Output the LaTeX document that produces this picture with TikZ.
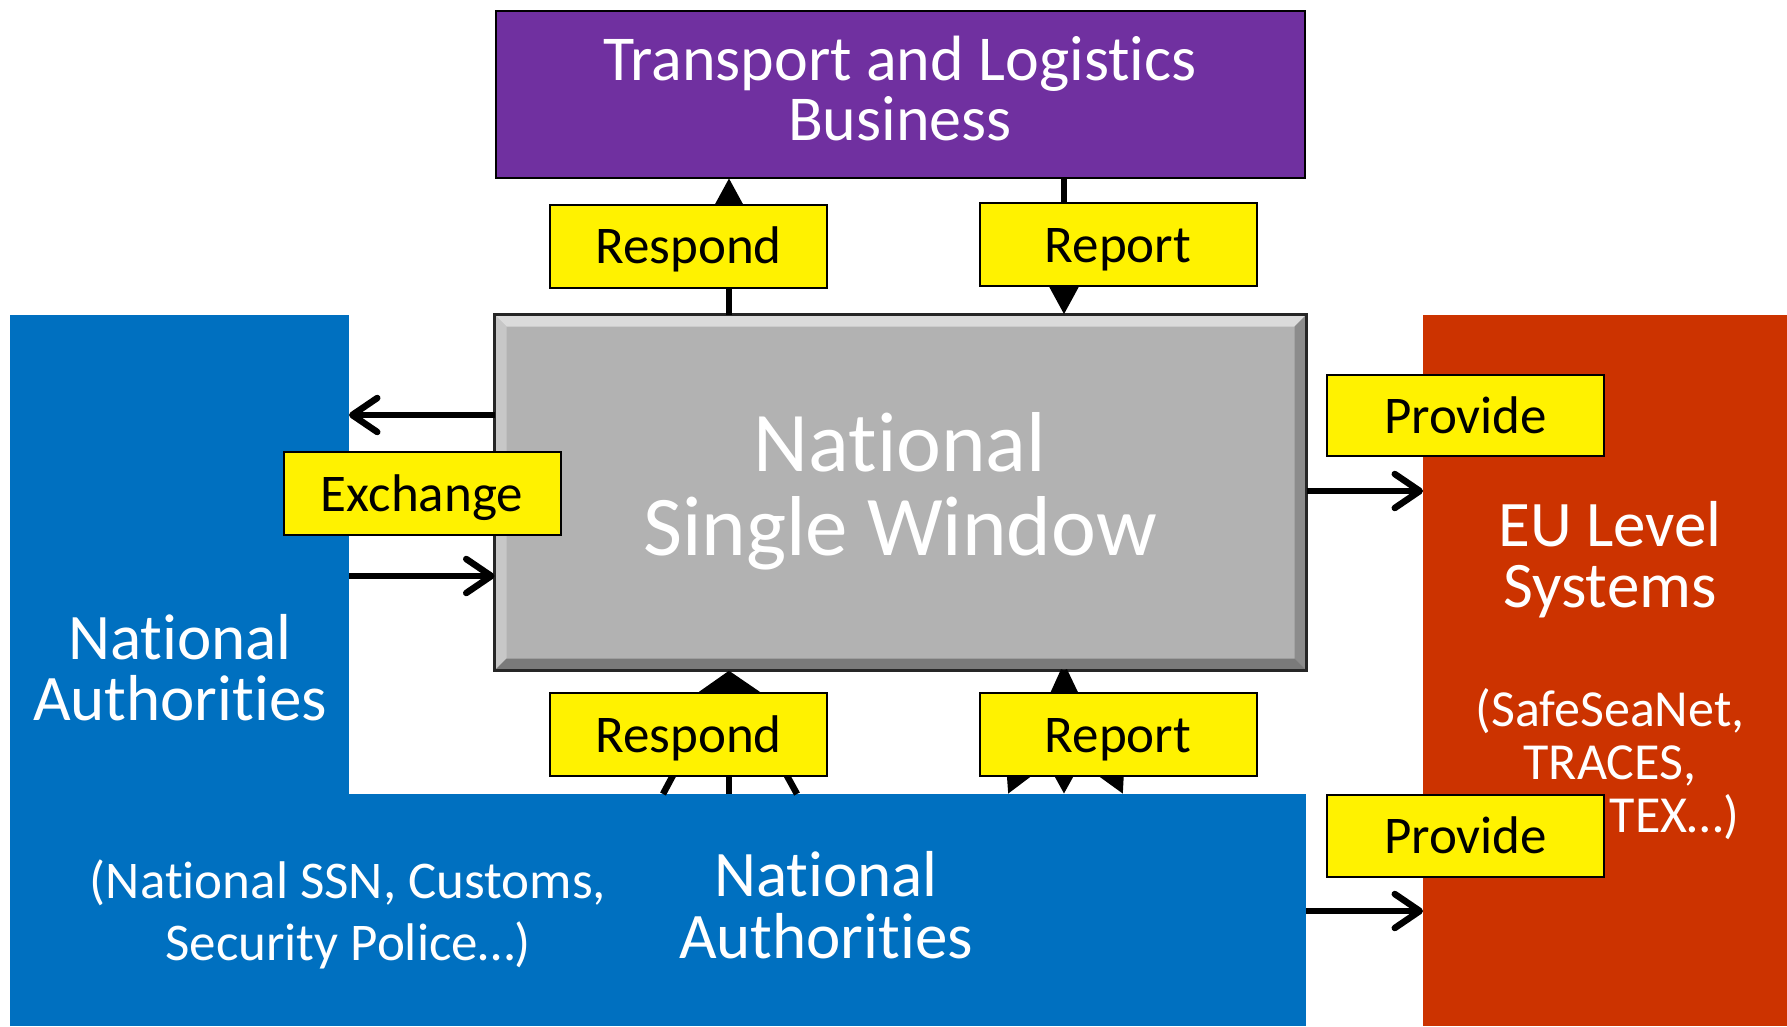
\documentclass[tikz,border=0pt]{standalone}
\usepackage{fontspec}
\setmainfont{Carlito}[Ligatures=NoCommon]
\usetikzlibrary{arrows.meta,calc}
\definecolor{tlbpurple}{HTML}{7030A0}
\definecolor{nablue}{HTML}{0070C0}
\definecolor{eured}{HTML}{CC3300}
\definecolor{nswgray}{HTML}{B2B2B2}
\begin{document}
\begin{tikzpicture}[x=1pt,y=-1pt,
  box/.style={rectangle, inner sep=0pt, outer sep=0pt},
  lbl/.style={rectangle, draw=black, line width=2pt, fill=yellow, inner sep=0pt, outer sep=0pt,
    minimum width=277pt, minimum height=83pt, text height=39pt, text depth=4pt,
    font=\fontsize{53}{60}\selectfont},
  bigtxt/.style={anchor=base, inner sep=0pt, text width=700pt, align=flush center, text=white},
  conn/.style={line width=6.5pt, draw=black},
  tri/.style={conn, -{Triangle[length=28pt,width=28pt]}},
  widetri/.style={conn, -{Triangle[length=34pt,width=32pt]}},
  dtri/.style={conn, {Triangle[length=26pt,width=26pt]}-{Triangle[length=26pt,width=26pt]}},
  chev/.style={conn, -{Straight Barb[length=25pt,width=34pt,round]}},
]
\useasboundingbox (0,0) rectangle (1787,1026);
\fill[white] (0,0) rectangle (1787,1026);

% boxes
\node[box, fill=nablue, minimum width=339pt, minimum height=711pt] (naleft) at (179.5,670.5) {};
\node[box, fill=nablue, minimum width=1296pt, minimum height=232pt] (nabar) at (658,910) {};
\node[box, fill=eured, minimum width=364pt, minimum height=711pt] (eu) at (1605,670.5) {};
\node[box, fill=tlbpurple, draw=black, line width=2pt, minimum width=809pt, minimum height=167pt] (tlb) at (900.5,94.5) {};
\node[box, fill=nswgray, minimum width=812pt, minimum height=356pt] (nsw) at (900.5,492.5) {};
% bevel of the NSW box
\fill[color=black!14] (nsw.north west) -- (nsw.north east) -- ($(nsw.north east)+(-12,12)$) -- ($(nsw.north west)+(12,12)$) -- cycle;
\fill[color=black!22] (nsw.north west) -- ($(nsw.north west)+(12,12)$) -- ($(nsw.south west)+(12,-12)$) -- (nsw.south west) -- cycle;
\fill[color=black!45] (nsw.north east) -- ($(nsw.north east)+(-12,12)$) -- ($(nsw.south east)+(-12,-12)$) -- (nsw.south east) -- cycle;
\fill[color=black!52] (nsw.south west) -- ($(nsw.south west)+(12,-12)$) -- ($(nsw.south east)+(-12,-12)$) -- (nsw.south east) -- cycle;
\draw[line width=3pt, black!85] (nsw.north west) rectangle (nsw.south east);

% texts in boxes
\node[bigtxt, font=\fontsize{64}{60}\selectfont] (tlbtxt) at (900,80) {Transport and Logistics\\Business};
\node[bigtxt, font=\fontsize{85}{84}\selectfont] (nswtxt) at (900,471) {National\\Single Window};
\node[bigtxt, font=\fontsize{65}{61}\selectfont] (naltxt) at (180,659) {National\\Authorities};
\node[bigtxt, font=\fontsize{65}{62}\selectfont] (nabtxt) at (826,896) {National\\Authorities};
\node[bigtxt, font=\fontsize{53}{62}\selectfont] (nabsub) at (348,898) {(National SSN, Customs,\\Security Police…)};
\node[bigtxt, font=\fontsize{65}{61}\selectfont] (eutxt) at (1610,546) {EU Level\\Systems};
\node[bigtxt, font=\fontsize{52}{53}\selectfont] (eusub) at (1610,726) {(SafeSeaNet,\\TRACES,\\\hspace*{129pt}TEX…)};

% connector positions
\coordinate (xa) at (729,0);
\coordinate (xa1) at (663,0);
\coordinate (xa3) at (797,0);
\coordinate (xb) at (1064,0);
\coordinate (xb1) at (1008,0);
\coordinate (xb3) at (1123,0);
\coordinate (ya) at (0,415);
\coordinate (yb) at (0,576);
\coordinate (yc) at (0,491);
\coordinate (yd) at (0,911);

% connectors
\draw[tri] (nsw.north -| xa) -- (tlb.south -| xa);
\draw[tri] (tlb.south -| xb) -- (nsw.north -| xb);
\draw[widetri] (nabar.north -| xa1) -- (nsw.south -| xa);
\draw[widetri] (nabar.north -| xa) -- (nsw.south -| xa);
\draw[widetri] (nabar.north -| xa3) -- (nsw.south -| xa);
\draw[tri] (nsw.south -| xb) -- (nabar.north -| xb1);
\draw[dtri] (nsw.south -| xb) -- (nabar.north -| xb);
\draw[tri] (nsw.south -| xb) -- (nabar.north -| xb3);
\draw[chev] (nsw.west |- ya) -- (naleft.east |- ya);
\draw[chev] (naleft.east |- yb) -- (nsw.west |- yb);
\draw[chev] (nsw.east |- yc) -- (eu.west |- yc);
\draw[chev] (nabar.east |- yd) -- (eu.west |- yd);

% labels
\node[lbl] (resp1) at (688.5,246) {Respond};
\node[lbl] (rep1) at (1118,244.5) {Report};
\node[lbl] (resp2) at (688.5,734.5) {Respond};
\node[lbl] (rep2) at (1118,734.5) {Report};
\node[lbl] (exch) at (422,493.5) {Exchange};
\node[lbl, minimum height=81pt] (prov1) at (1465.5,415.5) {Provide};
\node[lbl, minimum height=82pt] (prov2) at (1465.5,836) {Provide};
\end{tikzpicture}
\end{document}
====
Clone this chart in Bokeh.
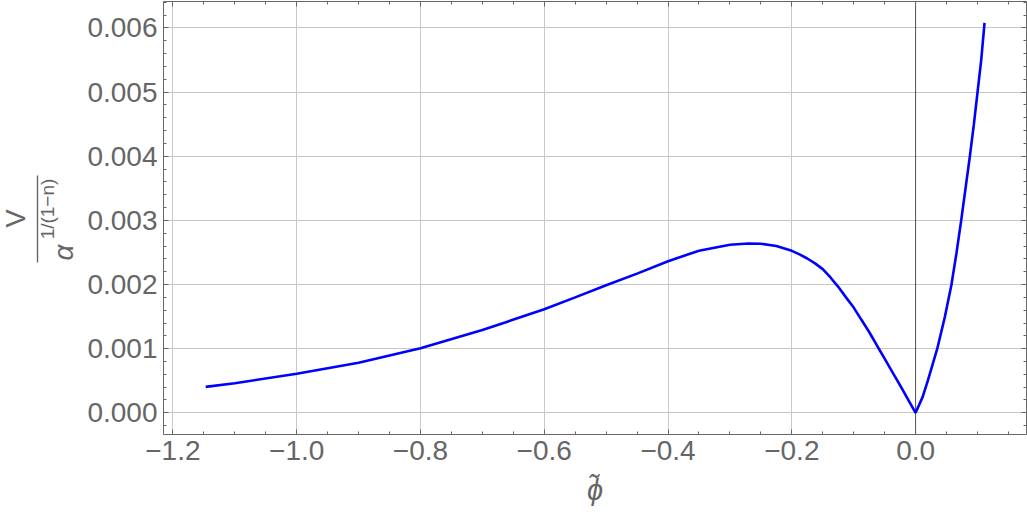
====
__What you should do__: Which lines contain the word "this"? Copy each one.

__Written reply__:
Output the LaTeX document that produces this picture with TikZ.
Clone this chart in Bokeh.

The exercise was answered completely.